In the Marines, we called them BCGs (Birth Control Glasses).I still have mine, but am happy to wear Oakleys these days.
Were the Twinkies still good?
I had a Detroit Tigers lunchbox during the late 60s. It came with a spinner "baseball game" and pieces. I had no interest in playing so the other kids used my lunchbox while I ate.
Hahahaha...one of the greatest days of my life was when my mother took me at the age of 16 (my dad had retired and we moved back to his hometown) to a nearby Army base to get a pair of wire-rimmed glasses! (I asked for them as a birthday present)

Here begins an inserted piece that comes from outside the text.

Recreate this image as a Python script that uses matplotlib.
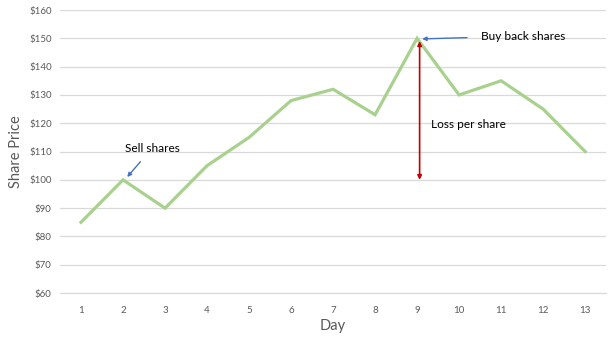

I was going to a new high school as a junior that fall, and she took pity on me. She even spent the money to get the stuff in them that made the lens dark when you went in the sun. It was pretty new technology at that time.
However, as I had done so many times before, I shattered one of the lens, and when they ground me a new lens, they didn’t put the right amount of the stuff in, so when I went out in the sun, one lens became very dark and the other one, not so much.
It made me look much like Dr. Strangelove!
When I went to the AAFEES Station in downtown Boston after enlisting in the Navy, they weren’t going to let me in with those glasses, but since I had enlisted in the Buddy System with my best friend, I didn’t want him to go on without me, and the doctor let me in.
Then, when I was in boot camp at Great Lakes, we were getting fitted for uniforms, and the rule was to sit silently with no talking. Of course, my buddy began talking to me, and when I snapped at him in a hoarse whisper “Shut up! We aren’t supposed to talk!” the sailor giving out uniforms saw me and said:
“YOU! SPOT DOG! GET UP HERE.”
I went to the front, he grabbed my new utility hat off my head, stuck the brim in my mouth and for the rest of that hour, I stood motionless at attention while the sailors handing out uniforms threw crumpled up paper, candy wrappers, you name it, into the hat. Boy, was I mad at my buddy that day!
Soon after they took away my glasses and gave me the infamous BCD glasses...and that was that!
Scooby Doo or Josie and the pussycats?
CC
Wore them on the Rifle Range, but that was about it.
The owner of that lunch box worked in our school cafeteria.
Dang, I am envious. I had to wear mine, I was blind as a bat without them.
I had a bully who always picked on me when we were talking through the city streets to go to a park for PE. That was in 7th or 8th grade. One day I had had enough of it. I turned on him in a rage, surprised the hell out of him, took him down, and pummeled him. He cried like a baby. That was the end of the bullying for me. Fortunately, we didn’t have to move to Japan.
Good post
LOL! But I know exactly what you mean.
A kid a year older than me used to pick at me, flicking my ear, throwing things at me. One day, I got on the bus and he tripped me. I just boiled over and leaped on him, swinging wildly with both fists simultaneously.
Kid never bothered me after that...it was a lesson learned, for sure.
I figure that is a pretty common experience for a lot of guys. Of course, it must be different nowadays. You could get knifed or shot.
Sad.
“it was a lesson learned, for sure”
Yep!
“Someone’s lunch box, once.”
What did the note from mom say?
“Watch out for mammoths on the way home from school.”
Mammoth told him there’d be day like this.